NEW YORK — The Queens Museum of Art for decades had to work within the confines of a building that originally was constructed as a pavilion for the 1939 World's Fair.
But no longer. A nearly 3-year, $68 million expansion and renovation project has created a light-filled, airy and spacious environment that doubles its size.
The transformed museum has been rebranded the Queens Museum to reflect its mission of producing world-class exhibitions of contemporary art as well as programming and installations that examine important issues through objects of art.
It was designed by Grimshaw Architects, a British-based firm selected through the city's Design Excellence Program. It opens to the public on Nov. 9.
Visitors enter a 48-foot-tall atrium dominated by a monumental chandelier-like canopy of glass panels programmable with LED lighting. This expansive space features changing and commissioned works of art and is ringed by six galleries.
One holds the museum's crown jewel: a Robert Moses-commissioned 9,335-square-foot panorama of New York City, the world's largest full-scale architectural model.
Nine artist studios, educational classrooms, a gift shop and cafeteria also have been added.
The 105,000-square-foot museum, founded in 1972, sits in Flushing Meadows Corona Park, steps from the National Tennis Center. It has two glass-facade entrances. One faces the park and the 1964 World's Fair Unisphere. The other fronts the Grand Central Parkway in plain view of thousands of motorists.
The city-owned building now has room for another spectacular model — a 500-square-foot, 27-piece relief map of the New York City watershed, produced for the 1939 World's Fair and shown only one other time, in 1948 for the city's Golden Anniversary Exposition.
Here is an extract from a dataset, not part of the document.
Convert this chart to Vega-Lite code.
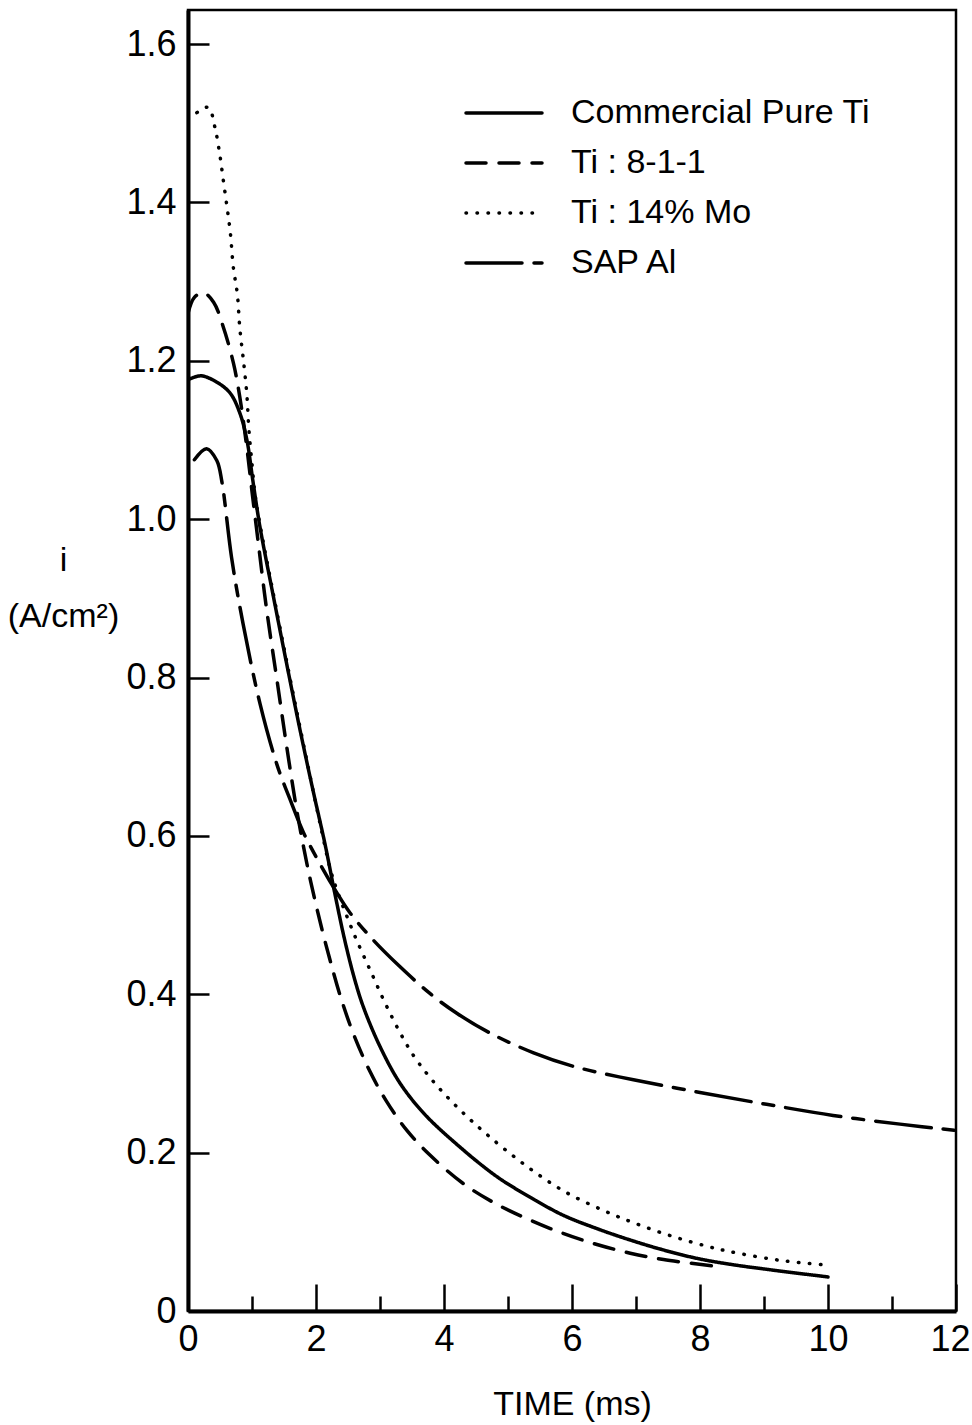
{
  "$schema": "https://vega.github.io/schema/vega-lite/v6.json",
  "width": 768,
  "height": 1301,
  "autosize": {"type": "none"},
  "padding": {"left": 188, "top": 10, "right": 16, "bottom": 114},
  "background": "white",
  "config": {
    "font": "Liberation Sans, Arial, sans-serif",
    "view": {"stroke": "black", "strokeWidth": 2.5}
  },
  "data": {
    "values": [
      {"series": "Commercial Pure Ti", "t": 0, "i": 1.176},
      {"series": "Commercial Pure Ti", "t": 0.2, "i": 1.181},
      {"series": "Commercial Pure Ti", "t": 0.45, "i": 1.173},
      {"series": "Commercial Pure Ti", "t": 0.66, "i": 1.159},
      {"series": "Commercial Pure Ti", "t": 0.81, "i": 1.134},
      {"series": "Commercial Pure Ti", "t": 0.92, "i": 1.1},
      {"series": "Commercial Pure Ti", "t": 1.02, "i": 1.045},
      {"series": "Commercial Pure Ti", "t": 1.125, "i": 0.99},
      {"series": "Commercial Pure Ti", "t": 1.33, "i": 0.904},
      {"series": "Commercial Pure Ti", "t": 1.54, "i": 0.818},
      {"series": "Commercial Pure Ti", "t": 1.75, "i": 0.734},
      {"series": "Commercial Pure Ti", "t": 1.96, "i": 0.655},
      {"series": "Commercial Pure Ti", "t": 2.14, "i": 0.59},
      {"series": "Commercial Pure Ti", "t": 2.3, "i": 0.525},
      {"series": "Commercial Pure Ti", "t": 2.45, "i": 0.468},
      {"series": "Commercial Pure Ti", "t": 2.6, "i": 0.42},
      {"series": "Commercial Pure Ti", "t": 2.74, "i": 0.384},
      {"series": "Commercial Pure Ti", "t": 3.0, "i": 0.334},
      {"series": "Commercial Pure Ti", "t": 3.31, "i": 0.288},
      {"series": "Commercial Pure Ti", "t": 3.68, "i": 0.25},
      {"series": "Commercial Pure Ti", "t": 4.15, "i": 0.214},
      {"series": "Commercial Pure Ti", "t": 4.82, "i": 0.17},
      {"series": "Commercial Pure Ti", "t": 5.34, "i": 0.144},
      {"series": "Commercial Pure Ti", "t": 5.86, "i": 0.121},
      {"series": "Commercial Pure Ti", "t": 6.39, "i": 0.104},
      {"series": "Commercial Pure Ti", "t": 6.91, "i": 0.0896},
      {"series": "Commercial Pure Ti", "t": 7.43, "i": 0.077},
      {"series": "Commercial Pure Ti", "t": 7.95, "i": 0.0665},
      {"series": "Commercial Pure Ti", "t": 8.47, "i": 0.059},
      {"series": "Commercial Pure Ti", "t": 9.2, "i": 0.051},
      {"series": "Commercial Pure Ti", "t": 10.0, "i": 0.043},

      {"series": "Ti : 8-1-1", "t": 0, "i": 1.26},
      {"series": "Ti : 8-1-1", "t": 0.1, "i": 1.28},
      {"series": "Ti : 8-1-1", "t": 0.24, "i": 1.286},
      {"series": "Ti : 8-1-1", "t": 0.4, "i": 1.274},
      {"series": "Ti : 8-1-1", "t": 0.55, "i": 1.243},
      {"series": "Ti : 8-1-1", "t": 0.71, "i": 1.197},
      {"series": "Ti : 8-1-1", "t": 0.81, "i": 1.154},
      {"series": "Ti : 8-1-1", "t": 0.92, "i": 1.09},
      {"series": "Ti : 8-1-1", "t": 1.0, "i": 1.035},
      {"series": "Ti : 8-1-1", "t": 1.1, "i": 0.969},
      {"series": "Ti : 8-1-1", "t": 1.23, "i": 0.885},
      {"series": "Ti : 8-1-1", "t": 1.39, "i": 0.797},
      {"series": "Ti : 8-1-1", "t": 1.54, "i": 0.714},
      {"series": "Ti : 8-1-1", "t": 1.7, "i": 0.632},
      {"series": "Ti : 8-1-1", "t": 1.85, "i": 0.568},
      {"series": "Ti : 8-1-1", "t": 1.96, "i": 0.527},
      {"series": "Ti : 8-1-1", "t": 2.09, "i": 0.483},
      {"series": "Ti : 8-1-1", "t": 2.22, "i": 0.443},
      {"series": "Ti : 8-1-1", "t": 2.375, "i": 0.399},
      {"series": "Ti : 8-1-1", "t": 2.58, "i": 0.351},
      {"series": "Ti : 8-1-1", "t": 2.84, "i": 0.303},
      {"series": "Ti : 8-1-1", "t": 3.1, "i": 0.265},
      {"series": "Ti : 8-1-1", "t": 3.42, "i": 0.228},
      {"series": "Ti : 8-1-1", "t": 3.78, "i": 0.197},
      {"series": "Ti : 8-1-1", "t": 4.3, "i": 0.161},
      {"series": "Ti : 8-1-1", "t": 4.82, "i": 0.135},
      {"series": "Ti : 8-1-1", "t": 5.34, "i": 0.115},
      {"series": "Ti : 8-1-1", "t": 5.86, "i": 0.098},
      {"series": "Ti : 8-1-1", "t": 6.39, "i": 0.084},
      {"series": "Ti : 8-1-1", "t": 6.91, "i": 0.073},
      {"series": "Ti : 8-1-1", "t": 7.43, "i": 0.065},
      {"series": "Ti : 8-1-1", "t": 8.3, "i": 0.056},

      {"series": "Ti : 14% Mo", "t": 0, "i": 1.505},
      {"series": "Ti : 14% Mo", "t": 0.19, "i": 1.516},
      {"series": "Ti : 14% Mo", "t": 0.32, "i": 1.52},
      {"series": "Ti : 14% Mo", "t": 0.42, "i": 1.495},
      {"series": "Ti : 14% Mo", "t": 0.49, "i": 1.464},
      {"series": "Ti : 14% Mo", "t": 0.55, "i": 1.429},
      {"series": "Ti : 14% Mo", "t": 0.61, "i": 1.394},
      {"series": "Ti : 14% Mo", "t": 0.66, "i": 1.363},
      {"series": "Ti : 14% Mo", "t": 0.71, "i": 1.317},
      {"series": "Ti : 14% Mo", "t": 0.77, "i": 1.285},
      {"series": "Ti : 14% Mo", "t": 0.81, "i": 1.241},
      {"series": "Ti : 14% Mo", "t": 0.875, "i": 1.194},
      {"series": "Ti : 14% Mo", "t": 0.92, "i": 1.157},
      {"series": "Ti : 14% Mo", "t": 0.95, "i": 1.115},
      {"series": "Ti : 14% Mo", "t": 1.0, "i": 1.07},
      {"series": "Ti : 14% Mo", "t": 1.05, "i": 1.03},
      {"series": "Ti : 14% Mo", "t": 1.125, "i": 0.993},
      {"series": "Ti : 14% Mo", "t": 1.33, "i": 0.907},
      {"series": "Ti : 14% Mo", "t": 1.54, "i": 0.821},
      {"series": "Ti : 14% Mo", "t": 1.75, "i": 0.737},
      {"series": "Ti : 14% Mo", "t": 1.96, "i": 0.655},
      {"series": "Ti : 14% Mo", "t": 2.1, "i": 0.602},
      {"series": "Ti : 14% Mo", "t": 2.22, "i": 0.559},
      {"series": "Ti : 14% Mo", "t": 2.32, "i": 0.533},
      {"series": "Ti : 14% Mo", "t": 2.48, "i": 0.499},
      {"series": "Ti : 14% Mo", "t": 2.61, "i": 0.473},
      {"series": "Ti : 14% Mo", "t": 2.77, "i": 0.444},
      {"series": "Ti : 14% Mo", "t": 2.9, "i": 0.421},
      {"series": "Ti : 14% Mo", "t": 3.05, "i": 0.394},
      {"series": "Ti : 14% Mo", "t": 3.31, "i": 0.352},
      {"series": "Ti : 14% Mo", "t": 3.52, "i": 0.323},
      {"series": "Ti : 14% Mo", "t": 3.73, "i": 0.3},
      {"series": "Ti : 14% Mo", "t": 3.94, "i": 0.28},
      {"series": "Ti : 14% Mo", "t": 4.25, "i": 0.254},
      {"series": "Ti : 14% Mo", "t": 4.67, "i": 0.223},
      {"series": "Ti : 14% Mo", "t": 5.24, "i": 0.186},
      {"series": "Ti : 14% Mo", "t": 5.86, "i": 0.152},
      {"series": "Ti : 14% Mo", "t": 6.49, "i": 0.127},
      {"series": "Ti : 14% Mo", "t": 7.01, "i": 0.11},
      {"series": "Ti : 14% Mo", "t": 7.58, "i": 0.094},
      {"series": "Ti : 14% Mo", "t": 8.1, "i": 0.082},
      {"series": "Ti : 14% Mo", "t": 8.47, "i": 0.075},
      {"series": "Ti : 14% Mo", "t": 9.25, "i": 0.064},
      {"series": "Ti : 14% Mo", "t": 10.0, "i": 0.058},

      {"series": "SAP Al", "t": 0.1, "i": 1.075},
      {"series": "SAP Al", "t": 0.29, "i": 1.089},
      {"series": "SAP Al", "t": 0.45, "i": 1.074},
      {"series": "SAP Al", "t": 0.53, "i": 1.047},
      {"series": "SAP Al", "t": 0.68, "i": 0.952},
      {"series": "SAP Al", "t": 0.86, "i": 0.868},
      {"series": "SAP Al", "t": 1.125, "i": 0.767},
      {"series": "SAP Al", "t": 1.39, "i": 0.69},
      {"series": "SAP Al", "t": 1.59, "i": 0.647},
      {"series": "SAP Al", "t": 1.8, "i": 0.605},
      {"series": "SAP Al", "t": 2.06, "i": 0.565},
      {"series": "SAP Al", "t": 2.32, "i": 0.529},
      {"series": "SAP Al", "t": 2.53, "i": 0.503},
      {"series": "SAP Al", "t": 2.9, "i": 0.468},
      {"series": "SAP Al", "t": 3.31, "i": 0.435},
      {"series": "SAP Al", "t": 3.78, "i": 0.401},
      {"series": "SAP Al", "t": 4.2, "i": 0.376},
      {"series": "SAP Al", "t": 4.72, "i": 0.351},
      {"series": "SAP Al", "t": 5.4, "i": 0.326},
      {"series": "SAP Al", "t": 6.02, "i": 0.309},
      {"series": "SAP Al", "t": 6.96, "i": 0.292},
      {"series": "SAP Al", "t": 8.0, "i": 0.276},
      {"series": "SAP Al", "t": 9.04, "i": 0.261},
      {"series": "SAP Al", "t": 10.08, "i": 0.247},
      {"series": "SAP Al", "t": 11.125, "i": 0.236},
      {"series": "SAP Al", "t": 12.0, "i": 0.228}
    ]
  },
  "mark": {"type": "line", "strokeCap": "round", "color": "black", "interpolate": "catmull-rom", "clip": true},
  "encoding": {
    "x": {
      "field": "t",
      "type": "quantitative",
      "scale": {"domain": [0, 12], "nice": false, "zero": false},
      "axis": {
        "title": "TIME (ms)",
        "values": [0, 1, 2, 3, 4, 5, 6, 7, 8, 9, 10, 11, 12],
        "grid": false,
        "domainColor": "black",
        "domainWidth": 4,
        "tickColor": "black",
        "tickWidth": 2.5,
        "tickSize": {"condition": {"test": "datum.value % 2 === 0", "value": -27}, "value": -15},
        "labelExpr": "datum.value % 2 === 0 ? datum.label : ''",
        "labelPadding": 38,
        "labelFontSize": 36,
        "labelColor": "black",
        "labelFlush": false,
        "labelOverlap": false,
        "labelAlign": {"condition": {"test": "datum.value === 12", "value": "right"}, "value": "center"},
        "labelOffset": {"condition": {"test": "datum.value === 12", "value": 14}, "value": 0},
        "titleFontSize": 34,
        "titleFontWeight": "normal",
        "titleColor": "black",
        "titleY": 103,
        "titleBaseline": "alphabetic"
      }
    },
    "y": {
      "field": "i",
      "type": "quantitative",
      "scale": {"domain": [0, 1.643], "nice": false},
      "axis": {
        "title": ["i", "(A/cm²)"],
        "values": [0, 0.2, 0.4, 0.6, 0.8, 1.0, 1.2, 1.4, 1.6],
        "grid": false,
        "domainColor": "black",
        "domainWidth": 4,
        "tickColor": "black",
        "tickWidth": 2.5,
        "tickSize": -21,
        "labelPadding": 33,
        "labelExpr": "datum.value == 0 ? '0' : format(datum.value, '.1f')",
        "labelFontSize": 36,
        "labelColor": "black",
        "labelFlush": false,
        "labelOverlap": false,
        "titleFontSize": 34,
        "titleFontWeight": "normal",
        "titleColor": "black",
        "titleAngle": 0,
        "titleAlign": "center",
        "titleBaseline": "alphabetic",
        "titleX": -125,
        "titleY": 560,
        "titleLineHeight": 56
      }
    },
    "strokeWidth": {
      "field": "series",
      "type": "nominal",
      "scale": {
        "domain": ["Commercial Pure Ti", "Ti : 8-1-1", "Ti : 14% Mo", "SAP Al"],
        "range": [3.5, 3.5, 4.8, 3.5]
      },
      "legend": null
    },
    "strokeDash": {
      "field": "series",
      "type": "nominal",
      "scale": {
        "domain": ["Commercial Pure Ti", "Ti : 8-1-1", "Ti : 14% Mo", "SAP Al"],
        "range": [[1, 0], [20, 13], [0.5, 10.5], [56, 12, 11, 12]]
      },
      "legend": {
        "title": null,
        "orient": "none",
        "legendX": 299,
        "legendY": 86,
        "symbolType": "M-4,0H4",
        "symbolSize": 361,
        "symbolStrokeWidth": 3.5,
        "symbolStrokeColor": "black",
        "labelFontSize": 34,
        "labelColor": "black",
        "labelOffset": 50,
        "labelLimit": 500,
        "rowPadding": 16,
        "encode": {"symbols": {"update": {"strokeCap": {"value": "round"}}}}
      }
    }
  }
}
In the 1940s, the building served as host to the U.N. General Assembly. "The People's United Nations," an inaugural performance piece by Pedro Reyes, pays homage to that. The building will convene mock assemblies with visitors acting as U.N. delegates, solving world problems using alternative resolution techniques drawn from theater, marriage counseling and psychology.
Other inaugural exhibitions include "Andy Warhol's 13 Most Wanted Men and the 1964 World's Fair."
Visitors can also take in the museum's celebrated Tiffany glass (Tiffany Studios were located in Corona, Queens) and massive World's Fair memorabilia collections.
The expansion became possible when an ice-skating rink that occupied the southern half of the building relocated elsewhere in the park.
"We were bursting at the seams," said Tom Finkelpearl, the museum's executive director. "This gave us the opportunity to have a space that reflects our mission. We say our one-word mission statement is 'openness.' We now have a beautiful, wide-open, spacious central space to open up to the public."
He said officials at the museum, which is funded by the borough, city and state, hopes to double the number of visitors in the first year to 200,000.
By 2015, a new 5,500-square-foot Queens Library branch will be part of the museum, allowing the curators and librarians to continue their collaboration on education programming and books that reflect the museum's exhibitions.